Time2General: Learning Spatiotemporal Invariant Representations for Domain-Generalization Video Semantic Segmentation
Siyu Chen, Ting Han, Haoling Huang, Chaolei Wang, Chengzheng Fu, Duxin Zhu, Guorong Cai, Jinhe Su
TL;DR
Time2General addresses domain-generalized video semantic segmentation (DGVSS) under domain and temporal-sampling shifts by freezing a powerful backbone and introducing Stability Queries as temporally persistent semantic anchors. A Spatio-Temporal Memory Decoder aggregates multi-frame context without explicit correspondence, while a Masked Temporal Consistency Loss regularizes predictions across varying temporal strides. The approach achieves improved cross-domain accuracy and temporal stability across multiple driving benchmarks, running in real time (approximately 18 FPS) on standard hardware.
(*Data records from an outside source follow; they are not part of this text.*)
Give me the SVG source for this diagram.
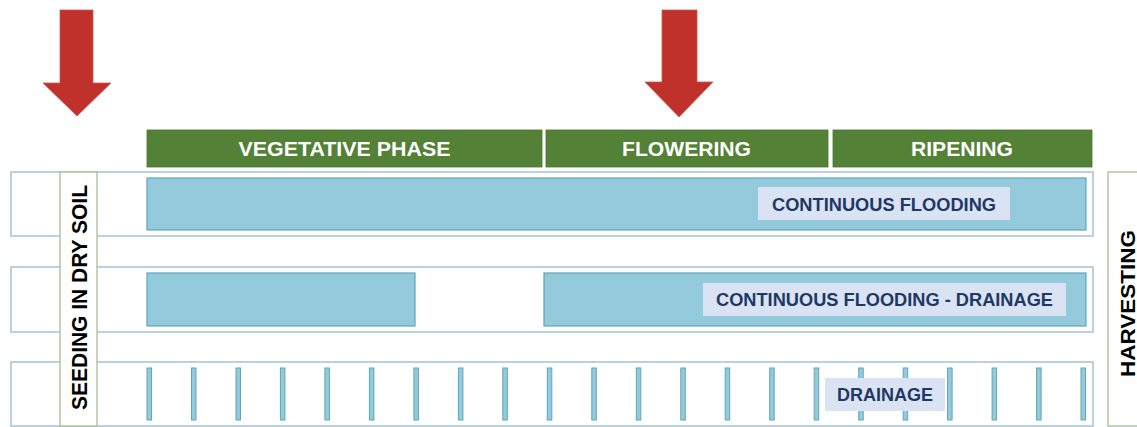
<svg xmlns="http://www.w3.org/2000/svg" width="1137" height="427" viewBox="0 0 1137 427">
<style>
.bg{fill:#ffffff}
.arrow{fill:#c0312b;stroke:#d0574f;stroke-width:0.8}
.hdr{fill:#538135;stroke:#4a7530;stroke-width:0.8}
.hdrt{font-family:"Liberation Sans",Arial,sans-serif;font-weight:bold;font-size:21px;fill:#ffffff;text-anchor:middle}
.row{fill:#ffffff;stroke:#a3c4d1;stroke-width:1.5}
.bar{fill:#93cbdc;stroke:#5ea6bb;stroke-width:1.2}
.tick{fill:#93cbdc;stroke:#5ea6bb;stroke-width:1}
.lbl{fill:#dae3f3}
.lblt{font-family:"Liberation Sans",Arial,sans-serif;font-weight:bold;font-size:18px;fill:#1f3864;text-anchor:middle}
.side{fill:#ffffff;stroke:#9dbb8a;stroke-width:1.2}
.sidet{font-family:"Liberation Sans",Arial,sans-serif;font-weight:bold;font-size:22px;fill:#000000;text-anchor:middle}
</style>
<rect class="bg" x="0" y="0" width="1137" height="427"/>

<g id="arrow-seeding">
<polygon class="arrow" points="60,10 93,10 93,83 111,83 77,116 43,83 60,83"/>
</g>
<g id="arrow-flowering">
<polygon class="arrow" points="662,10 697,10 697,82 713,82 679,117 645,82 662,82"/>
</g>

<g id="phase-vegetative">
<rect class="hdr" x="147" y="130" width="395" height="37"/>
<text class="hdrt" x="344.5" y="156" textLength="212" lengthAdjust="spacingAndGlyphs">VEGETATIVE PHASE</text>
</g>
<g id="phase-flowering">
<rect class="hdr" x="546" y="130" width="282" height="37"/>
<text class="hdrt" x="686.5" y="156" textLength="129" lengthAdjust="spacingAndGlyphs">FLOWERING</text>
</g>
<g id="phase-ripening">
<rect class="hdr" x="833" y="130" width="259" height="37"/>
<text class="hdrt" x="962" y="156" textLength="102" lengthAdjust="spacingAndGlyphs">RIPENING</text>
</g>

<g id="row-continuous">
<rect class="row" x="11" y="172" width="1082" height="64"/>
<rect class="bar" x="147" y="178" width="939" height="52"/>
<rect class="lbl" x="758" y="187" width="252" height="33"/>
<text class="lblt" x="884" y="210.5" textLength="224" lengthAdjust="spacingAndGlyphs">CONTINUOUS FLOODING</text>
</g>

<g id="row-continuous-drainage">
<rect class="row" x="11" y="267" width="1082" height="65"/>
<rect class="bar" x="147" y="273" width="268" height="53"/>
<rect class="bar" x="544" y="273" width="542" height="53"/>
<rect class="lbl" x="703" y="283" width="363" height="33"/>
<text class="lblt" x="884.5" y="306" textLength="337" lengthAdjust="spacingAndGlyphs">CONTINUOUS FLOODING - DRAINAGE</text>
</g>

<g id="row-drainage">
<rect class="row" x="11" y="362" width="1082" height="64"/>
<g id="ticks">
<rect class="tick" x="147" y="368" width="4.5" height="52"/>
<rect class="tick" x="191.5" y="368" width="4.5" height="52"/>
<rect class="tick" x="236" y="368" width="4.5" height="52"/>
<rect class="tick" x="280.4" y="368" width="4.5" height="52"/>
<rect class="tick" x="324.9" y="368" width="4.5" height="52"/>
<rect class="tick" x="369.4" y="368" width="4.5" height="52"/>
<rect class="tick" x="413.9" y="368" width="4.5" height="52"/>
<rect class="tick" x="458.4" y="368" width="4.5" height="52"/>
<rect class="tick" x="502.8" y="368" width="4.5" height="52"/>
<rect class="tick" x="547.3" y="368" width="4.5" height="52"/>
<rect class="tick" x="591.8" y="368" width="4.5" height="52"/>
<rect class="tick" x="636.3" y="368" width="4.5" height="52"/>
<rect class="tick" x="680.8" y="368" width="4.5" height="52"/>
<rect class="tick" x="725.2" y="368" width="4.5" height="52"/>
<rect class="tick" x="769.7" y="368" width="4.5" height="52"/>
<rect class="tick" x="814.2" y="368" width="4.5" height="52"/>
<rect class="tick" x="858.7" y="368" width="4.5" height="52"/>
<rect class="tick" x="903.2" y="368" width="4.5" height="52"/>
<rect class="tick" x="947.6" y="368" width="4.5" height="52"/>
<rect class="tick" x="992.1" y="368" width="4.5" height="52"/>
<rect class="tick" x="1036.6" y="368" width="4.5" height="52"/>
<rect class="tick" x="1081" y="368" width="4.5" height="52"/>
</g>
<rect class="lbl" x="825" y="378" width="120" height="33"/>
<text class="lblt" x="885" y="401" textLength="96" lengthAdjust="spacingAndGlyphs">DRAINAGE</text>
</g>

<g id="seeding">
<rect class="side" x="60" y="172" width="37" height="254"/>
<text class="sidet" transform="translate(86.5,297.5) rotate(-90)" x="0" y="0" textLength="225" lengthAdjust="spacingAndGlyphs">SEEDING IN DRY SOIL</text>
</g>

<g id="harvesting">
<rect class="side" x="1108" y="172" width="40" height="254"/>
<text class="sidet" style="font-size:21px" transform="translate(1135,303.5) rotate(-90)" x="0" y="0" textLength="147" lengthAdjust="spacingAndGlyphs">HARVESTING</text>
</g>
</svg>
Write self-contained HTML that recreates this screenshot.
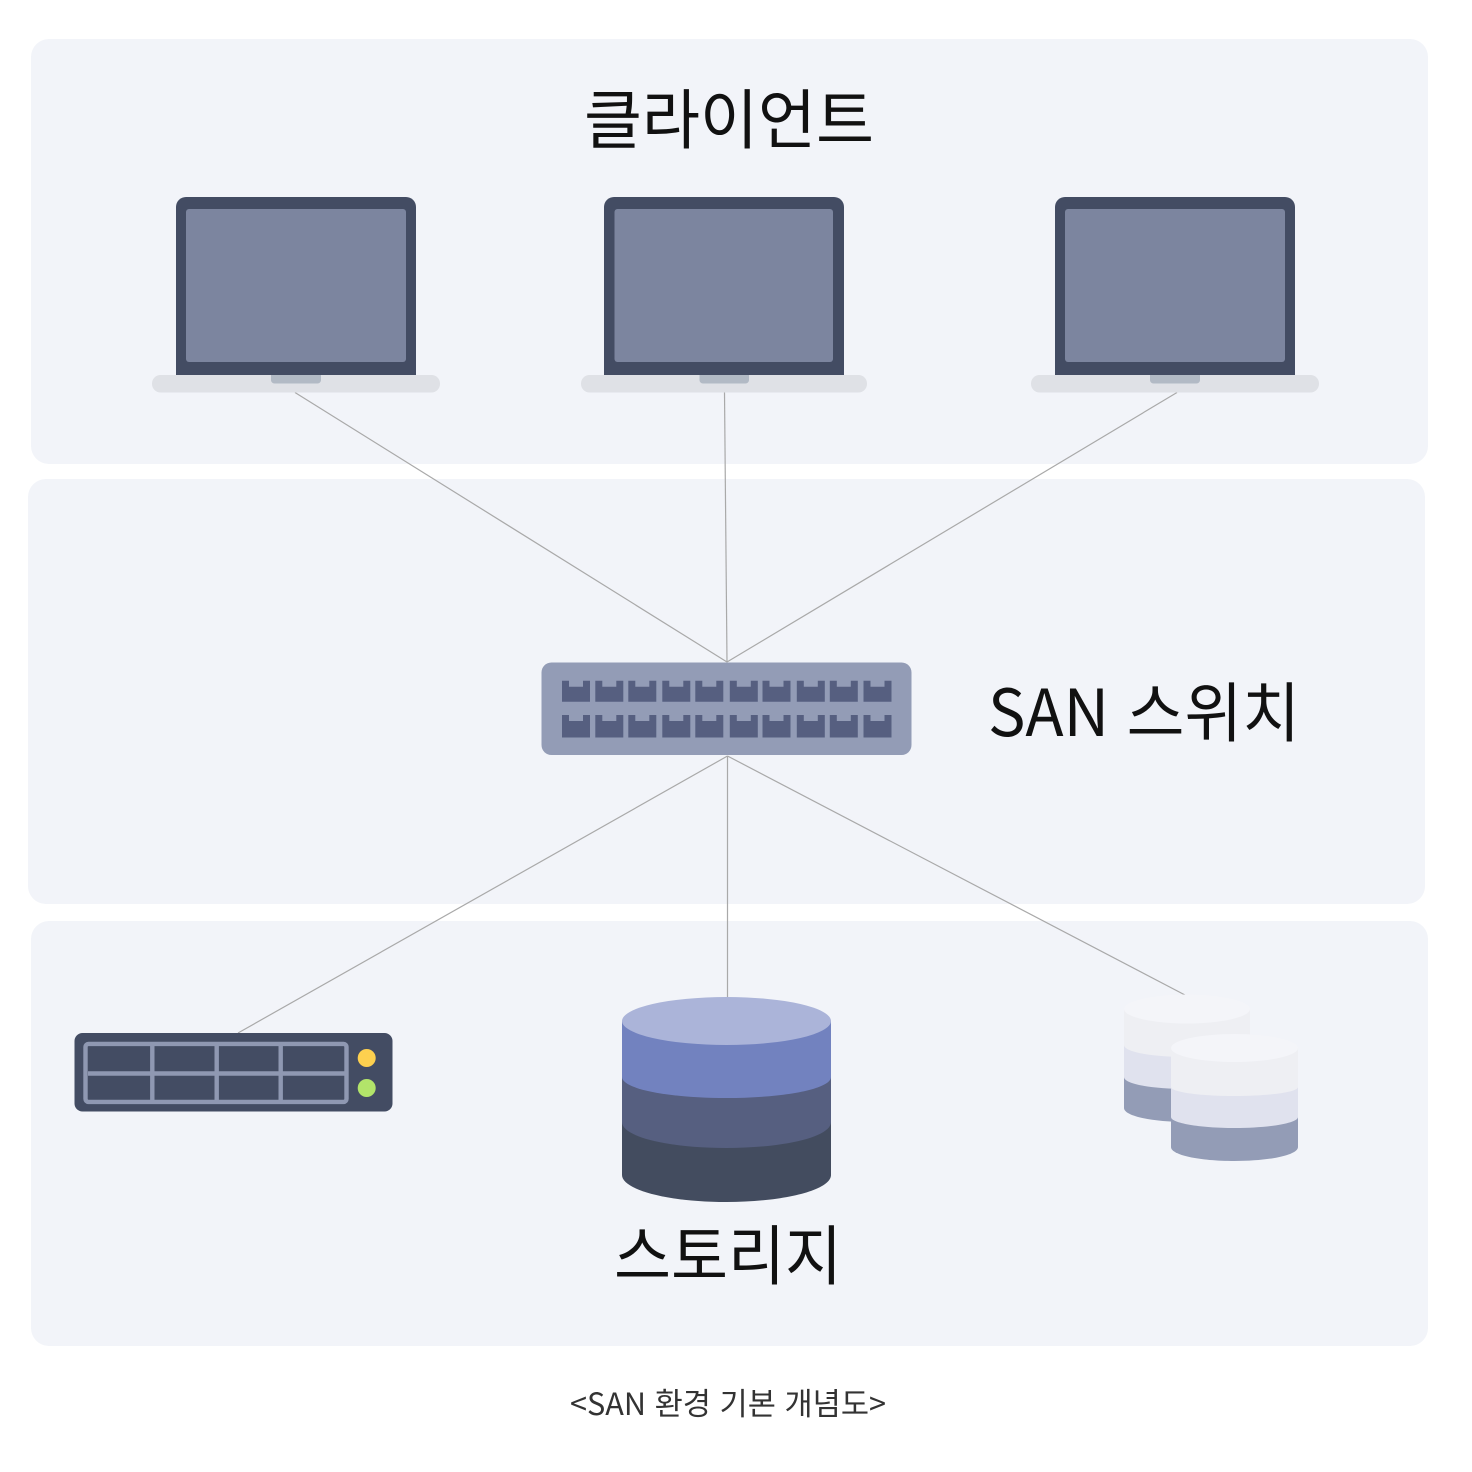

These innovations enable more robust, flicker-resistant video segmentation suitable for real-world deployment without test-time adaptation.
Abstract
Domain Generalized Video Semantic Segmentation (DGVSS) is trained on a single labeled driving domain and is directly deployed on unseen domains without target labels and test-time adaptation while maintaining temporally consistent predictions over video streams. In practice, both domain shift and temporal-sampling shift break correspondence-based propagation and fixed-stride temporal aggregation, causing severe frame-to-frame flicker even in label-stable regions. We propose Time2General, a DGVSS framework built on Stability Queries. Time2General introduces a Spatio-Temporal Memory Decoder that aggregates multi-frame context into a clip-level spatio-temporal memory and decodes temporally consistent per-frame masks without explicit correspondence propagation. To further suppress flicker and improve robustness to varying sampling rates, the Masked Temporal Consistency Loss is proposed to regularize temporal prediction discrepancies across different strides, and randomize training strides to expose the model to diverse temporal gaps. Extensive experiments on multiple driving benchmarks show that Time2General achieves a substantial improvement in cross-domain accuracy and temporal stability over prior DGSS and VSS baselines while running at up to 18 FPS. Code will be released after the review process.